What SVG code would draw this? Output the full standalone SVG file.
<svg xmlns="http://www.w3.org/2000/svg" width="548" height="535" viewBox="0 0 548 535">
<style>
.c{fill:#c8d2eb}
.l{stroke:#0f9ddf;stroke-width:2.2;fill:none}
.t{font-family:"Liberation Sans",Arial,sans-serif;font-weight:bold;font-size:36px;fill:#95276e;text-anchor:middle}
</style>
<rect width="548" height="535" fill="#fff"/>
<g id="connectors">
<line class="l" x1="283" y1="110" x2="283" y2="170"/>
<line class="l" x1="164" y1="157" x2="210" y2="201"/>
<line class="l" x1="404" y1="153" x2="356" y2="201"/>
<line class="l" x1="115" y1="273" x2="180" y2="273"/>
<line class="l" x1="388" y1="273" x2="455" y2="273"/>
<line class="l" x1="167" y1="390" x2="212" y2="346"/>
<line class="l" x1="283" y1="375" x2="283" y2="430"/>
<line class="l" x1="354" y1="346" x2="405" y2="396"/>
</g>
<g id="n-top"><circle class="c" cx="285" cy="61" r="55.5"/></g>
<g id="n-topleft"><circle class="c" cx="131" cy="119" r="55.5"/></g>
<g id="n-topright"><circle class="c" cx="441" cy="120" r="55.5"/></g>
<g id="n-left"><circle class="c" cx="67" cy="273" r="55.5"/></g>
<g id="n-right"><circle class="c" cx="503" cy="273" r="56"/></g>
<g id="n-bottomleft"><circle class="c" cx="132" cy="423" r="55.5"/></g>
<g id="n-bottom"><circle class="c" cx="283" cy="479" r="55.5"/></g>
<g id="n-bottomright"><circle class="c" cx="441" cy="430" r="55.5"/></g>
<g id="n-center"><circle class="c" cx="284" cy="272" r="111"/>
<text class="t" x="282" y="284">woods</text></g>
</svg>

--------------------

* **Task prompt**:
Output all of the material, please, exactly as it stands.

* **Problem solution**:
What SVG code would draw this? Output the full standalone SVG file.
<svg xmlns="http://www.w3.org/2000/svg" width="548" height="535" viewBox="0 0 548 535">
<style>
.c{fill:#c8d2eb}
.l{stroke:#0f9ddf;stroke-width:2.2;fill:none}
.t{font-family:"Liberation Sans",Arial,sans-serif;font-weight:bold;font-size:36px;fill:#95276e;text-anchor:middle}
</style>
<rect width="548" height="535" fill="#fff"/>
<g id="connectors">
<line class="l" x1="283" y1="110" x2="283" y2="170"/>
<line class="l" x1="164" y1="157" x2="210" y2="201"/>
<line class="l" x1="404" y1="153" x2="356" y2="201"/>
<line class="l" x1="115" y1="273" x2="180" y2="273"/>
<line class="l" x1="388" y1="273" x2="455" y2="273"/>
<line class="l" x1="167" y1="390" x2="212" y2="346"/>
<line class="l" x1="283" y1="375" x2="283" y2="430"/>
<line class="l" x1="354" y1="346" x2="405" y2="396"/>
</g>
<g id="n-top"><circle class="c" cx="285" cy="61" r="55.5"/></g>
<g id="n-topleft"><circle class="c" cx="131" cy="119" r="55.5"/></g>
<g id="n-topright"><circle class="c" cx="441" cy="120" r="55.5"/></g>
<g id="n-left"><circle class="c" cx="67" cy="273" r="55.5"/></g>
<g id="n-right"><circle class="c" cx="503" cy="273" r="56"/></g>
<g id="n-bottomleft"><circle class="c" cx="132" cy="423" r="55.5"/></g>
<g id="n-bottom"><circle class="c" cx="283" cy="479" r="55.5"/></g>
<g id="n-bottomright"><circle class="c" cx="441" cy="430" r="55.5"/></g>
<g id="n-center"><circle class="c" cx="284" cy="272" r="111"/>
<text class="t" x="282" y="284">woods</text></g>
</svg>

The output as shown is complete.